M. Jebali souligne qu’il faut développer l’expérience de la coalition comme choix stratégique pour la Tunisie. Il s’agit aussi de consacrer le principe de la justice transitionnelle par une loi d’amnistie générale, par principe d’équité aux victimes de la répression de l’ancien régime. Dans l’immédiat, l’important est qu’Ennahdha puisse avoir de bons résultats, selon le responsable du parti, lui préservant sa place dans le paysage politique tunisien. «Nous devons travailler à consacrer le consensus politique entre les différents partenaires. Nous devrions être une force de poids qui pourra attirer toutes les catégories de la société, même les hommes d’affaires, les hommes de la culture et les artistes», déclare-t-il.
Ben Jaâfar le royaliste…
Mais bien que les discours de MM. Ghannouchi et Jebali soient assez modérés, pleins de messages, et collant avec leurs positions au sein du parti, Mustapha Ben Jaâfar, président d’Ettakatol, s’est montré plus royaliste que le roi. Son discours reflétait une position disproportionnée en se mettant au côté d’Ennahdha.
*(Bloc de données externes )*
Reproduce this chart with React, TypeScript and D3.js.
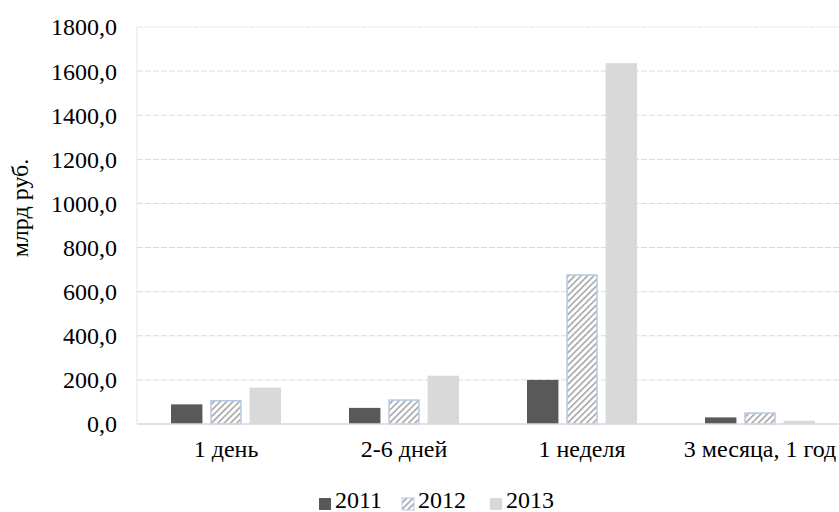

Certains diront que ceci est évident, étant que c’est son allié principal.
Mais on aurait espéré que Ben Jaâfar soit plus modéré dans son traitement des interactions politiques. Il a vanté largement le slogan du parti Ennahdha «Notre avenir est entre nos mains», estimant qu’il faut conduire la Tunisie vers l’Etat de droit et de l’islam des lumières. Le pays doit œuvrer, selon lui, à construire un Etat civique et un régime républicain, bien que les bruits de couloir au sein d’Ennahdha parlent actuellement de l’orientation vers un régime parlementaire.
«Ettakatol a refusé la polarisation bilatérale et pousse notre société dans des divisions interminables. Nous aurions aimé que la coalition soit plus élargie, mais ce n’était pas le cas. Notre coalition tripartite reste, malgré tout, ouverte à tous», lance-t-il. Il est clair que cette remarque vise bien évidemment l’opposition. La clôture de son discours était encore plus spectaculaire appelant à la libération de la Palestine, accompagné par les hués des partisans d’Ennahdha.
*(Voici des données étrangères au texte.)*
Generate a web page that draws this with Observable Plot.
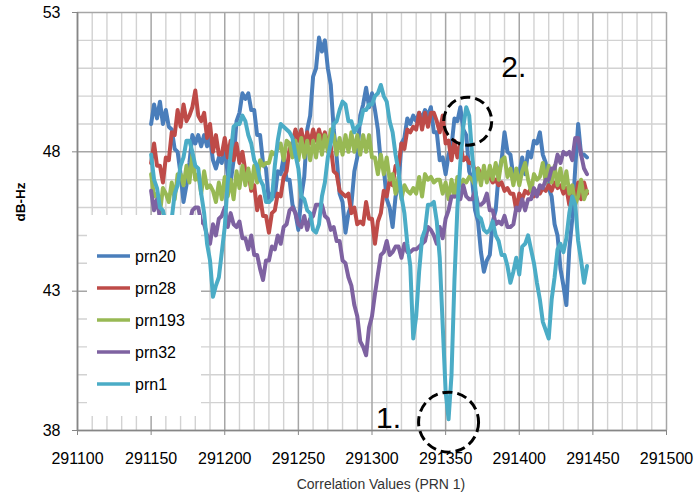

La surprise du discours de Khaled Mechâal
L’introduction de Khaled Mechâal était la plus mobilisatrice. Ce leader du mouvement Hamas n’a pas manqué de provoquer l’admiration des partisans d’Ennahdha. Un discours qu’il a voulu cohérent et conséquent, bien plus conséquent que ceux qui l’ont précédé.
Mechâal a appelé à la conservation de la Troïka. «Il n’y a ni un gagnant ni un perdant mais plutôt un consensus. La construction d’un pays se fait par l’effort de tous. La majorité obtenue lors des élections n’est pas suffisante. Il ne faut pas aussi limiter les effets de la révolution au territoire national, mais les exploiter pour booster davantage la construction de l’unité arabe», souhaite-t-il.
Toutefois, le leader palestinien a souligné que la légitimité politique provient de l’intérieur des pays arabes révolutionnaires et non selon les critères des pays occidentaux. «Ce sont eux qui ont réellement besoin de nous et non pas l’inverse», ajoute-t-il. Il a profité également de cette occasion pour faire appel à l’élaboration d’une stratégie arabe pour la libération de la Palestine.